With the withdrawal of Bernie and Elizabeth and their eventual endorsement of Biden in the weeks following, things shifted from who do we want as our ally to who do we want as our adversary? This is a very important distinction, brought to my attention by Erica Chenowith, who is known for her work showing that nonviolent struggle by just 3.5% of the population is enough to bring down a government. We will make more progress in a Biden administration than the current administration. We have already pushed Biden’s rhetoric well to the left and have given him the space to make the recent statements condemning DT’s racism.

Effigy of "the Donald," photographed by Shel Horowitz at the Climate March, April 2017, Washington, DC
Effigy of “the Donald,” photographed by Shel Horowitz at the Climate March, April 2017, Washington, DC

I already voted, on super Tuesday.

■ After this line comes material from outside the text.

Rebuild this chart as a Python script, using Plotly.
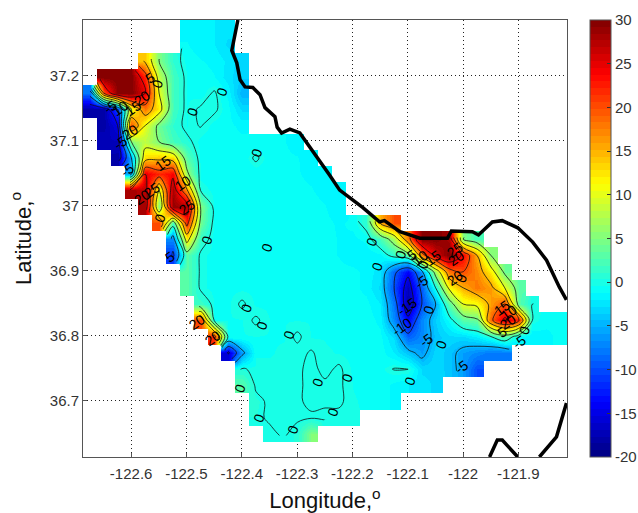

But if I lived in a state that was yet to have its primary, I would absolutely vote for Sanders in order to increase that leverage from the left. But that’s all it will do. Sanders will not be the nominee. That dream is over! While giving more strength to the Sanders coalition, we have to recognize that in November, barring some kind of miracle or catastrophe, Biden’s name will be on the ballot. And the more out of control DT gets, the more he tilts actively toward fascism as he has been doing with increasing strength ever since the impeachment failed, the more urgent it is to make the margin of victory so big that DT cannot steal it this time (the 2016 results will be under a cloud forever).

We need to fight for every vote in swing states even if that means having recounts. To delegitimize the current administration in every way possible.

The absence of DT’s actual name in this post is deliberate. It is one small way we reduce his legitimacy, and his bragging rights.

I was on an Indivisible NoHo call with our progressive Central/Western Massachusetts congressman, Jim McGovern, this week. He noted that Biden was not his first choice, or even his fourth choice. That’s true for me as well. I think of the 22 original candidates, I had him at about 17. But we lost that one. Again!

Yes, Sanders would have made a fine and successful nominee that I could have supported with a lot more enthusiasm. He was my second choice, after Warren. Yes, absolutely vote Sanders in the primary but recognize that Sanders will not be the nominee and this is about giving strength to the left to negotiate with Biden.